### Task directions
Below is a listing to write out in full, exactly as given, without its pictures.

### Data in this exercise
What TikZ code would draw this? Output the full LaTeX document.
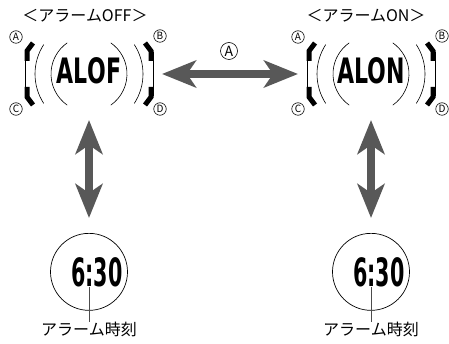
\documentclass[tikz,border=0pt]{standalone}
\usepackage{fontspec}
\setmainfont{Noto Sans CJK JP}
\newfontfamily\lcdfont{DejaVu Sans}
\usetikzlibrary{arrows.meta, positioning}

\definecolor{arrowgray}{RGB}{88,88,88}

\begin{document}
\begin{tikzpicture}[
    x=1pt, y=-1pt,
    title/.style={font=\fontsize{16}{18}\selectfont, inner sep=0pt},
    btn/.style={circle, draw, line width=0.6pt, minimum size=12.5pt, inner sep=0pt,
        font=\fontsize{10}{10}\selectfont},
    bigbtn/.style={btn, minimum size=17pt, font=\fontsize{14}{14}\selectfont},
    lcd/.style={font=\lcdfont\bfseries\fontsize{35}{35}\selectfont, inner sep=0pt},
    lcdtime/.style={font=\lcdfont\bfseries\fontsize{39}{39}\selectfont, inner sep=0pt},
    dial/.style={circle, draw, line width=0.7pt, minimum size=77pt, inner sep=0pt},
    caption/.style={font=\fontsize{16}{16}\selectfont, inner sep=0pt},
    thinline/.style={draw, line width=0.6pt},
    bezel/.style={draw, line width=5pt, line join=miter},
    leader/.style={draw, line width=0.8pt, black!70},
    bigarrow/.style={draw=arrowgray, line width=8.5pt,
        {Stealth[length=34pt, width=27pt, inset=9pt]}-{Stealth[length=34pt, width=27pt, inset=9pt]}},
]
    \useasboundingbox (0,0) rectangle (449,344);

    % Watch centres
    \coordinate (offc) at (89,74);
    \coordinate (onc) at (371,74);

    % Case and bezel, both sides of both watches
    \foreach \w in {offc, onc}
    \foreach \s in {1,-1} {
        \begin{scope}[shift={(\w)}, xscale=\s]
            \draw[thinline] (-64,-22) -- (-64,22);
            \draw[bezel] (-56,-31) -- (-62,-23) -- (-62,-13);
            \draw[bezel] (-56,31) -- (-62,23) -- (-62,13);
            \draw[thinline] (147:54) arc[start angle=147, end angle=213, radius=54];
            \draw[thinline] (125:38) arc[start angle=125, end angle=235, radius=38];
        \end{scope}
    }

    % Titles
    \node[title] (offtitle) at (85,16) {＜アラームOFF＞};
    \node[title] (ontitle) at (366,16) {＜アラームON＞};

    % Displays
    \node[lcd] (offlcd) at ([yshift=3pt]offc) {\scalebox{0.63}[1]{ALOF}};
    \node[lcd] (onlcd) at ([yshift=3pt]onc) {\scalebox{0.63}[1]{ALON}};

    % Buttons
    \foreach \w in {off, on} {
        \node[btn] (\w a) at ([shift={(-73,-37)}]\w c) {A};
        \node[btn] (\w b) at ([shift={(71,-38)}]\w c) {B};
        \node[btn] (\w cc) at ([shift={(-73,35)}]\w c) {C};
        \node[btn] (\w d) at ([shift={(71,35)}]\w c) {D};
    }

    % Alarm time dials
    \node[dial, below=159pt of offc] (offdial) {};
    \node[dial, below=159pt of onc] (ondial) {};
    \node[lcdtime] (offtime) at ([xshift=8pt]offdial.center) {\scalebox{0.53}[1]{6:30}};
    \node[lcdtime] (ontime) at ([xshift=8pt]ondial.center) {\scalebox{0.53}[1]{6:30}};
    \node[caption, below=11pt of offdial] (offcap) {アラーム時刻};
    \node[caption, below=11pt of ondial] (oncap) {アラーム時刻};
    \draw[leader] ([yshift=-15pt]offdial.center) -- (offcap.north);
    \draw[leader] ([yshift=-15pt]ondial.center) -- (oncap.north);

    % Mode change with A
    \draw[bigarrow] ([xshift=73pt]offc) -- ([xshift=-73pt]onc);
    \node[bigbtn] (keya) at (229,51) {A};

    % Setting the time
    \draw[bigarrow] ([yshift=-46pt]offc) -- ([yshift=15pt]offdial.north);
    \draw[bigarrow] ([yshift=-46pt]onc) -- ([yshift=15pt]ondial.north);
\end{tikzpicture}
\end{document}
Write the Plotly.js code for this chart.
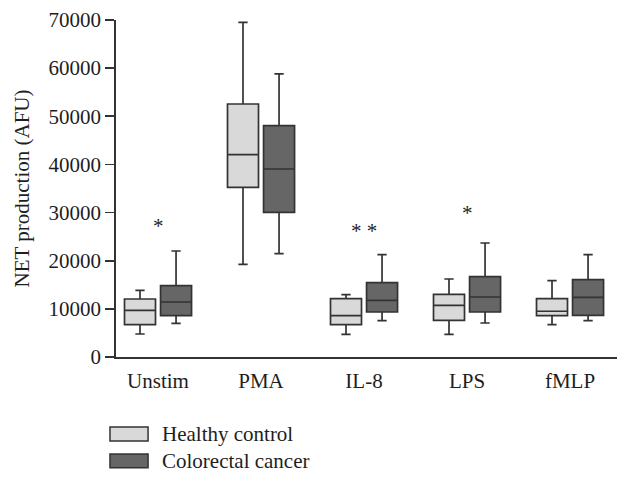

### In response
What TikZ code would draw this? Output the full LaTeX document.
\documentclass[tikz,border=0pt]{standalone}
\usepackage{fontspec}
\setmainfont{Noto Sans CJK JP}
\newfontfamily\lcdfont{DejaVu Sans}
\usetikzlibrary{arrows.meta, positioning}

\definecolor{arrowgray}{RGB}{88,88,88}

\begin{document}
\begin{tikzpicture}[
    x=1pt, y=-1pt,
    title/.style={font=\fontsize{16}{18}\selectfont, inner sep=0pt},
    btn/.style={circle, draw, line width=0.6pt, minimum size=12.5pt, inner sep=0pt,
        font=\fontsize{10}{10}\selectfont},
    bigbtn/.style={btn, minimum size=17pt, font=\fontsize{14}{14}\selectfont},
    lcd/.style={font=\lcdfont\bfseries\fontsize{35}{35}\selectfont, inner sep=0pt},
    lcdtime/.style={font=\lcdfont\bfseries\fontsize{39}{39}\selectfont, inner sep=0pt},
    dial/.style={circle, draw, line width=0.7pt, minimum size=77pt, inner sep=0pt},
    caption/.style={font=\fontsize{16}{16}\selectfont, inner sep=0pt},
    thinline/.style={draw, line width=0.6pt},
    bezel/.style={draw, line width=5pt, line join=miter},
    leader/.style={draw, line width=0.8pt, black!70},
    bigarrow/.style={draw=arrowgray, line width=8.5pt,
        {Stealth[length=34pt, width=27pt, inset=9pt]}-{Stealth[length=34pt, width=27pt, inset=9pt]}},
]
    \useasboundingbox (0,0) rectangle (449,344);

    % Watch centres
    \coordinate (offc) at (89,74);
    \coordinate (onc) at (371,74);

    % Case and bezel, both sides of both watches
    \foreach \w in {offc, onc}
    \foreach \s in {1,-1} {
        \begin{scope}[shift={(\w)}, xscale=\s]
            \draw[thinline] (-64,-22) -- (-64,22);
            \draw[bezel] (-56,-31) -- (-62,-23) -- (-62,-13);
            \draw[bezel] (-56,31) -- (-62,23) -- (-62,13);
            \draw[thinline] (147:54) arc[start angle=147, end angle=213, radius=54];
            \draw[thinline] (125:38) arc[start angle=125, end angle=235, radius=38];
        \end{scope}
    }

    % Titles
    \node[title] (offtitle) at (85,16) {＜アラームOFF＞};
    \node[title] (ontitle) at (366,16) {＜アラームON＞};

    % Displays
    \node[lcd] (offlcd) at ([yshift=3pt]offc) {\scalebox{0.63}[1]{ALOF}};
    \node[lcd] (onlcd) at ([yshift=3pt]onc) {\scalebox{0.63}[1]{ALON}};

    % Buttons
    \foreach \w in {off, on} {
        \node[btn] (\w a) at ([shift={(-73,-37)}]\w c) {A};
        \node[btn] (\w b) at ([shift={(71,-38)}]\w c) {B};
        \node[btn] (\w cc) at ([shift={(-73,35)}]\w c) {C};
        \node[btn] (\w d) at ([shift={(71,35)}]\w c) {D};
    }

    % Alarm time dials
    \node[dial, below=159pt of offc] (offdial) {};
    \node[dial, below=159pt of onc] (ondial) {};
    \node[lcdtime] (offtime) at ([xshift=8pt]offdial.center) {\scalebox{0.53}[1]{6:30}};
    \node[lcdtime] (ontime) at ([xshift=8pt]ondial.center) {\scalebox{0.53}[1]{6:30}};
    \node[caption, below=11pt of offdial] (offcap) {アラーム時刻};
    \node[caption, below=11pt of ondial] (oncap) {アラーム時刻};
    \draw[leader] ([yshift=-15pt]offdial.center) -- (offcap.north);
    \draw[leader] ([yshift=-15pt]ondial.center) -- (oncap.north);

    % Mode change with A
    \draw[bigarrow] ([xshift=73pt]offc) -- ([xshift=-73pt]onc);
    \node[bigbtn] (keya) at (229,51) {A};

    % Setting the time
    \draw[bigarrow] ([yshift=-46pt]offc) -- ([yshift=15pt]offdial.north);
    \draw[bigarrow] ([yshift=-46pt]onc) -- ([yshift=15pt]ondial.north);
\end{tikzpicture}
\end{document}
Write the Plotly.js code for this chart.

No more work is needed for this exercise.